** BEGIN Raw data **
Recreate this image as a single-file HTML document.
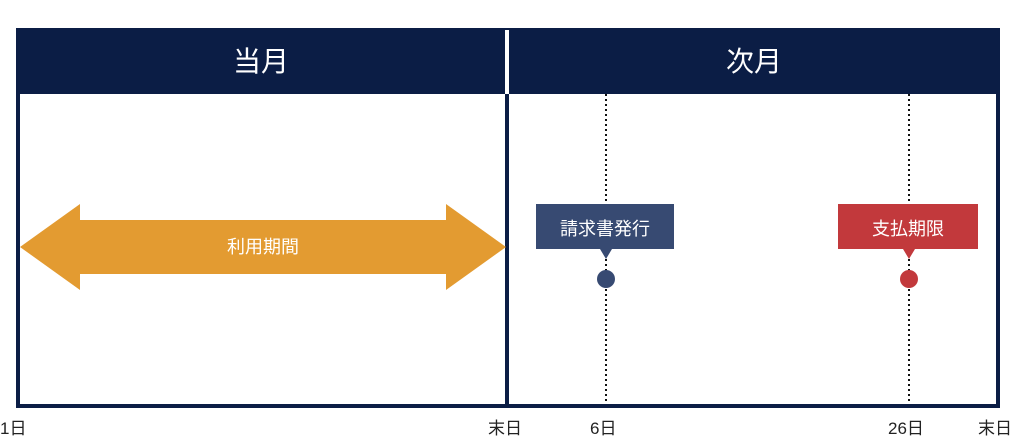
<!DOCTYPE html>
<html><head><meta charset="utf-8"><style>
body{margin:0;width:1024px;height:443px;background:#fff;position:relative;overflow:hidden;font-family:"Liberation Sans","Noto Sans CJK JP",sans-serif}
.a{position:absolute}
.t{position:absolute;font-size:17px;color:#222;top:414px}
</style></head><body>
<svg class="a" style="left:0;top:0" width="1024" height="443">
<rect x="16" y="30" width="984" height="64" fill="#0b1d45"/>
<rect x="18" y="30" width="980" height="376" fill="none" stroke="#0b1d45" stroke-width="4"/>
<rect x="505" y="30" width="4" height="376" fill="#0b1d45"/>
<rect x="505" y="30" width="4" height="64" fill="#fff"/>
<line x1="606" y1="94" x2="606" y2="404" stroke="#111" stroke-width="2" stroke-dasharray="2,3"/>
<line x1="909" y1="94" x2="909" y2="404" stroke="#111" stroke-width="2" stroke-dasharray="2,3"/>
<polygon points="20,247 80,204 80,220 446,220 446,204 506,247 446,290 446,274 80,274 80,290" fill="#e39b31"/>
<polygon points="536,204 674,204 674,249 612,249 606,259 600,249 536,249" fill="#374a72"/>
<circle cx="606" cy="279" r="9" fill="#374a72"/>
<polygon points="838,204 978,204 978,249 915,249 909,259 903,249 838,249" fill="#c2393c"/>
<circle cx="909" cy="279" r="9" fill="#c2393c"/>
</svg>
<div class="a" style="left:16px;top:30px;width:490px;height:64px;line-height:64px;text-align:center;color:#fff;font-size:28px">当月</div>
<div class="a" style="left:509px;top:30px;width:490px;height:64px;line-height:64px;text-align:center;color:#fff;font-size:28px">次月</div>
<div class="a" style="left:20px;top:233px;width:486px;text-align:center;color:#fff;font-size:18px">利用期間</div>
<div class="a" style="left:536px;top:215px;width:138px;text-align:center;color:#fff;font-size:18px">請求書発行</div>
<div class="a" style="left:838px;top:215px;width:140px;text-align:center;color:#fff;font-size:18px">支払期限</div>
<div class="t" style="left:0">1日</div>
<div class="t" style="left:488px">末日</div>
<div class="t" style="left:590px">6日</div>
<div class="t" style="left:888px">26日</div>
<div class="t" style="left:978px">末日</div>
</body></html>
** END Raw data **
## [Given request]
Leave the pictures out and output the rest of the listing exactly.

## [Result below]
Recreate this image as a single-file HTML document.
<!DOCTYPE html>
<html><head><meta charset="utf-8"><style>
body{margin:0;width:1024px;height:443px;background:#fff;position:relative;overflow:hidden;font-family:"Liberation Sans","Noto Sans CJK JP",sans-serif}
.a{position:absolute}
.t{position:absolute;font-size:17px;color:#222;top:414px}
</style></head><body>
<svg class="a" style="left:0;top:0" width="1024" height="443">
<rect x="16" y="30" width="984" height="64" fill="#0b1d45"/>
<rect x="18" y="30" width="980" height="376" fill="none" stroke="#0b1d45" stroke-width="4"/>
<rect x="505" y="30" width="4" height="376" fill="#0b1d45"/>
<rect x="505" y="30" width="4" height="64" fill="#fff"/>
<line x1="606" y1="94" x2="606" y2="404" stroke="#111" stroke-width="2" stroke-dasharray="2,3"/>
<line x1="909" y1="94" x2="909" y2="404" stroke="#111" stroke-width="2" stroke-dasharray="2,3"/>
<polygon points="20,247 80,204 80,220 446,220 446,204 506,247 446,290 446,274 80,274 80,290" fill="#e39b31"/>
<polygon points="536,204 674,204 674,249 612,249 606,259 600,249 536,249" fill="#374a72"/>
<circle cx="606" cy="279" r="9" fill="#374a72"/>
<polygon points="838,204 978,204 978,249 915,249 909,259 903,249 838,249" fill="#c2393c"/>
<circle cx="909" cy="279" r="9" fill="#c2393c"/>
</svg>
<div class="a" style="left:16px;top:30px;width:490px;height:64px;line-height:64px;text-align:center;color:#fff;font-size:28px">当月</div>
<div class="a" style="left:509px;top:30px;width:490px;height:64px;line-height:64px;text-align:center;color:#fff;font-size:28px">次月</div>
<div class="a" style="left:20px;top:233px;width:486px;text-align:center;color:#fff;font-size:18px">利用期間</div>
<div class="a" style="left:536px;top:215px;width:138px;text-align:center;color:#fff;font-size:18px">請求書発行</div>
<div class="a" style="left:838px;top:215px;width:140px;text-align:center;color:#fff;font-size:18px">支払期限</div>
<div class="t" style="left:0">1日</div>
<div class="t" style="left:488px">末日</div>
<div class="t" style="left:590px">6日</div>
<div class="t" style="left:888px">26日</div>
<div class="t" style="left:978px">末日</div>
</body></html>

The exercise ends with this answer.